Did some more tests. I'm not looking for help, but only letting you know with the intent of improving the matter integration. After trying several things, nothing worked. So, I reset the smart plug, removed the Matter integration and Matter Server addon, reinstalled the integration, which reinstalls the addon, and tried to add the smart plug. It connected the first time. All this was done without any additional changes to my network gear. That makes me question if it actually is a network issue. When trying to add the second device of the same type (also factory reset), I get an error as in the screenshot.

My last message here. I'll check HA discord if I need help. But I thought it's important that I give this feedback.

Thanks.

that matches my experience, fist plug worked. 2nd 3rd ect would not connect. deleted 1st, and... wont connect again.

pseud0sphere commented 9 months ago

I was having this same issue of the first device pairing correctly, but subsequent devices would get to the final "Connecting device to Home Assistant" prompt before erroring out with "Something went wrong".

Some random steps (couldn't reproduce) of changing configs and repeatedly restarting both HA and the Python Matter server (both in docker containers) eventually got me to a second, but I could never get a third device, and after unpairing the second, I got into the same trouble again.
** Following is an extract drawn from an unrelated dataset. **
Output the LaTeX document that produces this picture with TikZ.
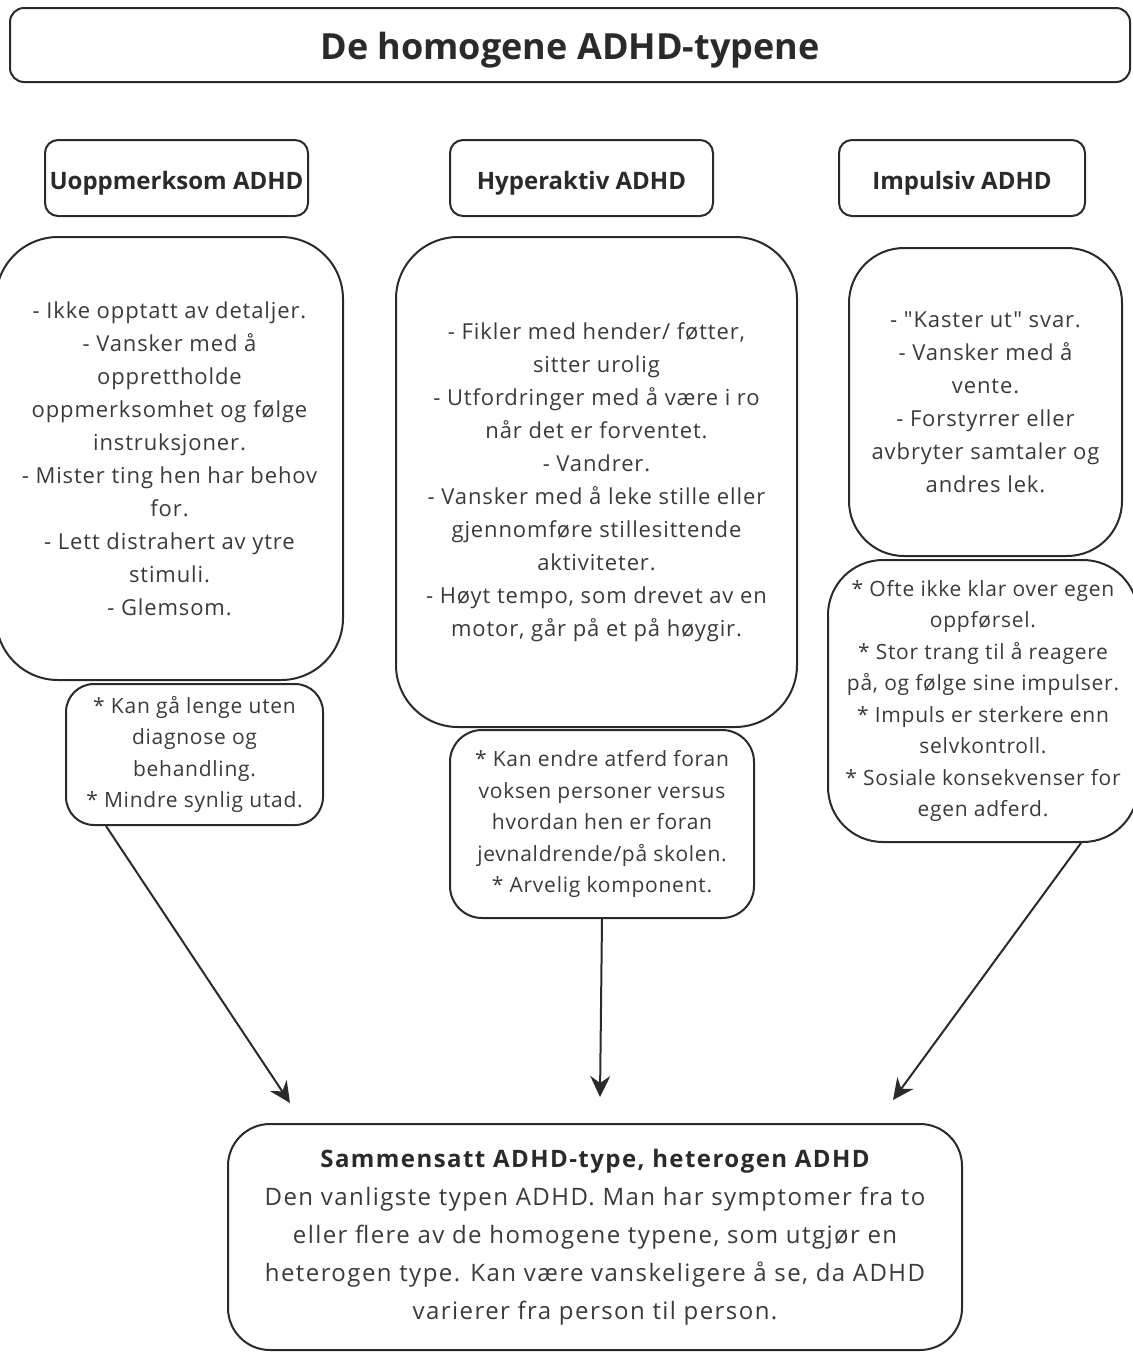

After some random cycle of restarting and changing configs, I eventually got a second, but never past that.

After downgrading to HA 2023.8.2, I was able to pair everything in one shot without any errors. More recent images that I had, starting with 2023.9.3 and later, all had the same errors as the most recent release (2023.12.1), so something seems to have broken in an update between 2023.8.2 and 2023.9.3.